Three women called Phoebe on Good Hope

Two individuals on the Good Hope estate are listed with a mother called Phoebe in the 1817 slave register: Chloe (b. 1789) and Clarke (b. 1790). 

There were three women called Phoebe on the estate. The oldest was born in Africa in 1761, the second in Jamaica in 1765 and the third in Africa in 1777. The youngest Phoebe died in 1832 but the deaths of the other two were not recorded in the slave lists.

Chloe was named as the mother of five children on the estate: Jane Brebner (b. 1807), Ben (b. 1813), Eleanor (b. 1817), Susannah (b. and d. 1823) and Thomas (b. 1824).

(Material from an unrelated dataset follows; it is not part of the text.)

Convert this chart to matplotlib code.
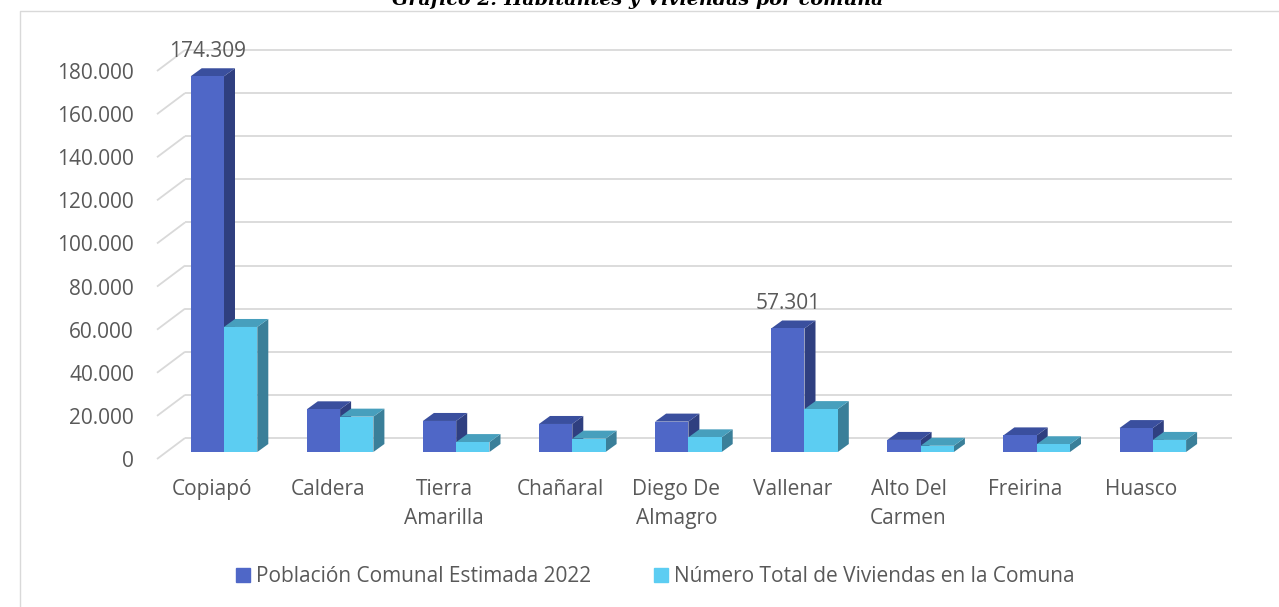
import matplotlib
matplotlib.use('Agg')
import matplotlib.pyplot as plt
from matplotlib.patches import Polygon, Patch
from matplotlib.lines import Line2D

# data
comunas = ['Copiapó', 'Caldera', 'Tierra\nAmarilla', 'Chañaral', 'Diego De\nAlmagro',
           'Vallenar', 'Alto Del\nCarmen', 'Freirina', 'Huasco']
poblacion = [174309, 19800, 14400, 13000, 14100, 57301, 5600, 7700, 11100]
viviendas = [58000, 16400, 4600, 6200, 6800, 19900, 2900, 3600, 5600]
series_names = ['Población Comunal Estimada 2022', 'Número Total de Viviendas en la Comuna']
labelled = [0, 5]  # bars of poblacion with a value label
yticks = list(range(0, 180001, 20000))

title = 'Gráfico 2: Habitantes y Viviendas por comuna'

# colours: front, top, side
blue = ('#4F67C7', '#3A4F9E', '#2F3F80')
cyan = ('#5CCDF2', '#479FBD', '#3A7F99')
grid_col = '#D9D9D9'
text_col = '#595959'

plt.rcParams['font.family'] = ['Open Sans', 'DejaVu Sans']
plt.rcParams['font.size'] = 15

W, H = 1279, 607
fig = plt.figure(figsize=(W / 100, H / 100), dpi=100)

# layout in pixels, measured on the original picture
ax_l, ax_r, ax_t, ax_b = 157, 1240, 30, 470
x0_px, cat_px = 224, 116.1
y0_px, px_per_unit = 459, 388 / 180000

ax = fig.add_axes([ax_l / W, 1 - ax_b / H, (ax_r - ax_l) / W, (ax_b - ax_t) / H])
ax.set_xlim((ax_l - x0_px) / cat_px, (ax_r - x0_px) / cat_px)
ax.set_ylim(-(ax_b - y0_px) / px_per_unit, (y0_px - ax_t) / px_per_unit)


def dxp(p):
    return p / cat_px


def dyp(p):
    return p / px_per_unit


# back wall gridlines + side diagonals (pseudo 3D)
xl = ax.get_xlim()[0]
wall_dx, wall_dy = dxp(28), dyp(21)
x_end = (1232 - x0_px) / cat_px
for g in yticks:
    ax.plot([xl, xl + wall_dx], [g, g + wall_dy], color=grid_col, lw=1.3, zorder=1,
            solid_capstyle='butt', clip_on=False)
    ax.plot([xl + wall_dx, x_end], [g + wall_dy, g + wall_dy], color=grid_col, lw=1.3,
            zorder=1, solid_capstyle='butt', clip_on=False)

# bars
bw = dxp(33.3)
bar_dx, bar_dy = dxp(11), dyp(8)
base = dyp(7)

for s, (vals, cols) in enumerate([(poblacion, blue), (viviendas, cyan)]):
    z = 3 + 2 * s
    for i, v in enumerate(vals):
        x = i - bw + s * bw
        top = base + v
        side = [(x + bw, base), (x + bw + bar_dx, base + bar_dy),
                (x + bw + bar_dx, top + bar_dy), (x + bw, top)]
        lid = [(x, top), (x + bw, top), (x + bw + bar_dx, top + bar_dy), (x + bar_dx, top + bar_dy)]
        ax.add_patch(Polygon(side, closed=True, facecolor=cols[2], edgecolor='none', zorder=z))
        ax.add_patch(Polygon(lid, closed=True, facecolor=cols[1], edgecolor='none', zorder=z))
    ax.bar([i - bw + s * bw for i in range(len(vals))], vals, width=bw, bottom=base,
           align='edge', color=cols[0], edgecolor='none', zorder=z + 1)

for i in labelled:
    v = poblacion[i]
    ax.annotate(f'{v:,}'.replace(',', '.'), xy=(i - bw / 2, base + v + bar_dy),
                xytext=(0, 17 * 0.72), textcoords='offset points',
                ha='center', va='center', color=text_col, fontsize=15, zorder=10)

# axes
ax.set_yticks(yticks)
ax.set_yticklabels([f'{t:,}'.replace(',', '.') for t in yticks], color=text_col)
ax.tick_params(axis='y', length=0, pad=23 * 0.72)
ax.set_xticks([i - dxp(12) for i in range(len(comunas))])
ax.set_xticklabels(comunas, color=text_col)
ax.tick_params(axis='x', length=0, pad=9 * 0.72)
for lbl in ax.get_xticklabels():
    lbl.set_linespacing(1.5)
for sp in ax.spines.values():
    sp.set_visible(False)
ax.patch.set_visible(False)

# chart border (runs off the image on the right and bottom)
fig.add_artist(Line2D([20 / W, 20 / W, 1], [0, 1 - 11 / H, 1 - 11 / H],
                      transform=fig.transFigure, color=grid_col, lw=1))

# title, mostly cut off at the top like in the source
fig.text(638 / W, 1 - 5 / H, title, ha='center', va='baseline',
         fontfamily='DejaVu Serif', fontweight='bold', style='italic', fontsize=13.8, color='black')

handles = [Patch(color=blue[0]), Patch(color=cyan[0])]
fig.legend(handles, series_names, loc='center', bbox_to_anchor=(655.5 / W, 1 - 577 / H),
           ncol=2, frameon=False, handlelength=0.68, handleheight=0.68, handletextpad=0.3,
           columnspacing=3.0, borderpad=0, labelcolor=text_col, fontsize=15)

fig.savefig('out.png', dpi=100)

Jane Brebner was described as Mulatto, and the 1826 slave list records that she gained her freedom in exchange for a woman called Mary Johnston. Under the entry for Mary Johnston, it is recorded that a man called John Reuben provided Mary for the exchange, and that Mary was born in Jamaica in about 1804. Presumably the similarity in age between Mary and Jane was necessary for the exchange to be acceptable to the trustees of the estate.

By the date of this exchange, the slave trade had long been abolished, and this prohibited the transportation of newly enslaved people from Africa. However, people who were already enslaved could still be bought, sold and (as in this case) exchanged within and between colonies where slavery persisted.